'''
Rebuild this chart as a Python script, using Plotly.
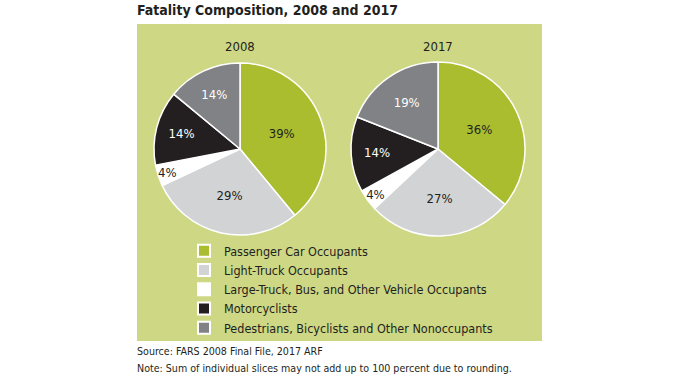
import plotly.graph_objects as go

categories = ["Passenger Car Occupants", "Light-Truck Occupants",
              "Large-Truck, Bus, and Other Vehicle Occupants", "Motorcyclists",
              "Pedestrians, Bicyclists and Other Nonoccupants"]
values_2008 = [39, 29, 4, 14, 14]
values_2017 = [36, 27, 4, 14, 19]
years = ["2008", "2017"]

colors = ["#a9bd2f", "#d1d3d4", "#ffffff", "#231f20", "#808285"]
text_colors = ["#231f20", "#231f20", "#231f20", "#ffffff", "#ffffff"]
FONT = "DejaVu Sans Condensed, Liberation Sans Narrow, Arial Narrow, sans-serif"
INK = "#231f20"

W, H = 676, 380
def px_x(x): return x / W
def px_y(y): return 1 - y / H

domains = [
    dict(x=[px_x(154), px_x(326)], y=[px_y(235), px_y(63)]),
    dict(x=[px_x(351), px_x(525)], y=[px_y(236), px_y(62)]),
]
year_label_x = [240, 438]

fig = go.Figure()
for i, (vals, yr) in enumerate(zip([values_2008, values_2017], years)):
    fig.add_trace(go.Pie(
        labels=categories, values=vals, sort=False, direction="clockwise",
        rotation=0, domain=domains[i], name=yr,
        marker=dict(colors=colors, line=dict(color="#ffffff", width=1.5)),
        texttemplate="%{value}%", textinfo="text",
        textposition="inside", insidetextorientation="horizontal",
        textfont=dict(family=FONT, size=13, color=text_colors),
        hoverinfo="label+value", showlegend=(i == 0),
    ))
    fig.add_annotation(text=yr, x=px_x(year_label_x[i]), y=px_y(46), xref="paper", yref="paper",
                       xanchor="center", yanchor="middle",
                       showarrow=False, font=dict(family=FONT, size=13, color=INK))

fig.add_shape(type="rect", xref="paper", yref="paper",
              x0=px_x(137), x1=px_x(542), y0=px_y(341), y1=px_y(24),
              fillcolor="#cdd784", line_width=0, layer="below")

fig.add_annotation(text="<b>Fatality Composition, 2008 and 2017</b>", x=px_x(135), y=px_y(10),
                   xref="paper", yref="paper", xanchor="left", yanchor="middle", showarrow=False,
                   font=dict(family=FONT, size=14, color=INK))
fig.add_annotation(text="Source: FARS 2008 Final File, 2017 ARF",
                   x=px_x(135), y=px_y(351), xref="paper", yref="paper", xanchor="left",
                   yanchor="middle", showarrow=False, font=dict(family=FONT, size=10.6, color=INK))
fig.add_annotation(text="Note: Sum of individual slices may not add up to 100 percent due to rounding.",
                   x=px_x(135), y=px_y(368), xref="paper", yref="paper", xanchor="left",
                   yanchor="middle", showarrow=False, font=dict(family=FONT, size=10.6, color=INK))

fig.update_layout(
    width=W, height=H, margin=dict(l=0, r=0, t=0, b=0),
    paper_bgcolor="#ffffff", plot_bgcolor="#ffffff",
    uniformtext=dict(minsize=13, mode="show"),
    legend=dict(x=px_x(184), y=px_y(236), xanchor="left", yanchor="top",
                bgcolor="rgba(0,0,0,0)", font=dict(family=FONT, size=12.5, color=INK),
                tracegroupgap=0, itemsizing="constant"),
)

fig.write_html("out.html", config={"displayModeBar": False},
               post_script="document.body.style.margin='0';")
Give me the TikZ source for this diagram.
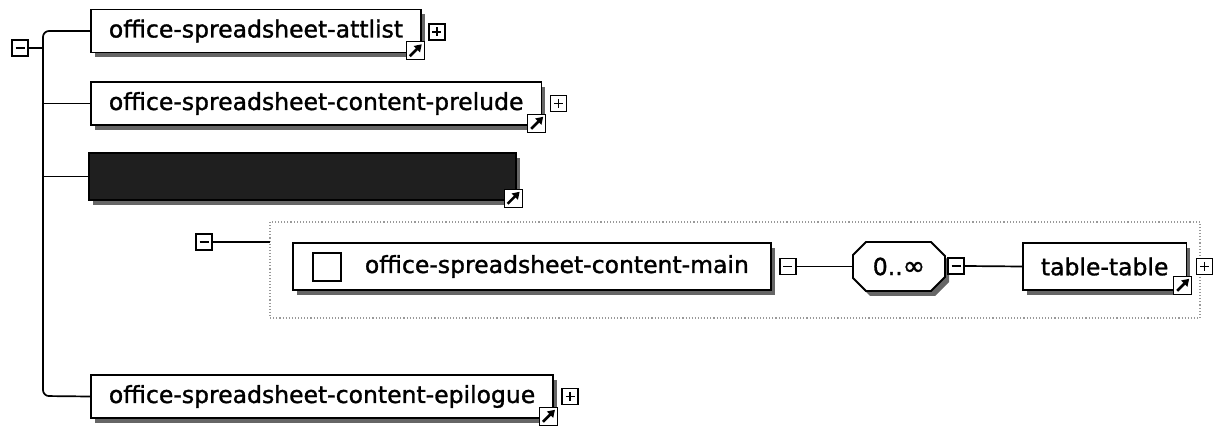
\documentclass[tikz,border=0pt]{standalone}
\usepackage{fontspec}
\setmainfont{DejaVu Sans}[AutoFakeBold=1.3]
\usetikzlibrary{arrows.meta,shadows,calc}

\begin{document}
\begin{tikzpicture}[x=1pt,y=-1pt,
  font=\fontsize{23.5}{28}\selectfont\bfseries,
  boxshadow/.style={drop shadow={shadow xshift=4pt, shadow yshift=-5pt, fill=black!60, opacity=1}},
  elem/.style={draw, line width=1.8pt, fill=white, inner xsep=18pt, inner ysep=0pt,
    minimum height=43pt, anchor=west, boxshadow},
  conn/.style={line width=1.7pt},
  pmbase/.style={draw, line width=1.5pt, fill=white, minimum size=16pt, inner sep=0pt},
  minusbox/.style={pmbase, path picture={
      \draw[line width=1.5pt] ([xshift=3.5pt]path picture bounding box.west) -- ([xshift=-3.5pt]path picture bounding box.east);}},
  plusbox/.style={pmbase, path picture={
      \draw[line width=1.5pt] ([xshift=3.5pt]path picture bounding box.west) -- ([xshift=-3.5pt]path picture bounding box.east);
      \draw[line width=1.5pt] ([yshift=-3.5pt]path picture bounding box.north) -- ([yshift=3.5pt]path picture bounding box.south);}},
  refmark/.style={draw, line width=1.3pt, fill=white, minimum size=18pt, inner sep=0pt, anchor=south east,
    path picture={\draw[line width=2.6pt, -{Triangle[length=7pt,width=8.5pt]}]
      ([shift={(3.5pt,3.5pt)}]path picture bounding box.south west) --
      ([shift={(-2.5pt,-2.5pt)}]path picture bounding box.north east);}},
  checkbox/.style={draw, line width=2pt, fill=white, minimum size=28pt, inner sep=0pt},
  groupframe/.style={draw=black!40, dotted, line width=1.1pt}
]
\useasboundingbox (0,0) rectangle (1230,435);

% root of the sequence and its trunk
\node[minusbox] (root) at (20,48) {};
\coordinate (trtop) at (43,31);
\coordinate (trbot) at (43,396);

% child elements
\node[elem] (att) at (90,31) {office-spreadsheet-attlist};
\node[elem] (pre) at (90,103.5) {office-spreadsheet-content-prelude};
\node[elem, fill=black!88, minimum width=427pt, minimum height=47pt] (dark) at (88,176.5) {};
\node[elem] (epi) at (90,396.5) {office-spreadsheet-content-epilogue};

% reference marks and expand buttons
\node[refmark] (attref) at ($(att.south east)+(3,7)$) {};
\node[plusbox] (attplus) at ($(att.east)+(15,1)$) {};
\node[refmark] (preref) at ($(pre.south east)+(4,7)$) {};
\node[plusbox] (preplus) at ($(pre.east)+(16,0)$) {};
\node[refmark] (darkref) at ($(dark.south east)+(6,7)$) {};
\node[refmark] (epiref) at ($(epi.south east)+(4,7)$) {};
\node[plusbox] (epiplus) at ($(epi.east)+(16,0)$) {};

% trunk connectors
\draw[conn] (root.east) -- (root.east -| trtop);
\draw[conn, rounded corners=6pt] (att.west) -- (trtop) -- (trbot) -- (epi.west);
\draw[conn] (pre.west) -- (pre.west -| trtop);
\draw[conn] (dark.west) -- (dark.west -| trtop);

% expanded content group
\coordinate (grpNW) at (270,222);
\coordinate (grpSE) at (1200,318);
\draw[groupframe] (grpNW) rectangle (grpSE);
\node[minusbox] (gminus) at (204,242) {};
\draw[conn] (gminus.east) -- (gminus.east -| grpNW);

\node[elem, minimum height=47pt, inner xsep=22pt] (main) at (292,266.5) {\hspace*{50pt}office-spreadsheet-content-main};
\node[checkbox] (mainchk) at (327,267) {};
\node[minusbox] (mainminus) at ($(main.east)+(16,0)$) {};

% occurrence octagon
\draw[line width=1.8pt, fill=white, boxshadow]
  (866,242) -- (931,242) -- (945,256) -- (945,277) -- (931,291) -- (866,291) -- (853,278) -- (853,255) -- cycle;
\node[inner sep=0pt, minimum width=92pt, minimum height=49pt] (occ) at (899,266.5) {0..{\fontsize{27}{28}\selectfont∞}};
\node[minusbox] (occminus) at (956,266) {};

\node[elem, minimum height=47pt] (tab) at (1022,266.5) {table-table};
\node[refmark] (tabref) at ($(tab.south east)+(5,4)$) {};
\node[plusbox] (tabplus) at ($(tab.east)+(17,0)$) {};

\draw[conn] (mainminus.east) -- (occ.west);
\draw[conn] (occminus.east) -- (tab.west);
\end{tikzpicture}
\end{document}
'''
From the opening line of the listing above through the line bearing "year_label_x = [240, 438]", repeat each line exactly. Drop every picture.

TASK ANSWER:
Rebuild this chart as a Python script, using Plotly.
import plotly.graph_objects as go

categories = ["Passenger Car Occupants", "Light-Truck Occupants",
              "Large-Truck, Bus, and Other Vehicle Occupants", "Motorcyclists",
              "Pedestrians, Bicyclists and Other Nonoccupants"]
values_2008 = [39, 29, 4, 14, 14]
values_2017 = [36, 27, 4, 14, 19]
years = ["2008", "2017"]

colors = ["#a9bd2f", "#d1d3d4", "#ffffff", "#231f20", "#808285"]
text_colors = ["#231f20", "#231f20", "#231f20", "#ffffff", "#ffffff"]
FONT = "DejaVu Sans Condensed, Liberation Sans Narrow, Arial Narrow, sans-serif"
INK = "#231f20"

W, H = 676, 380
def px_x(x): return x / W
def px_y(y): return 1 - y / H

domains = [
    dict(x=[px_x(154), px_x(326)], y=[px_y(235), px_y(63)]),
    dict(x=[px_x(351), px_x(525)], y=[px_y(236), px_y(62)]),
]
year_label_x = [240, 438]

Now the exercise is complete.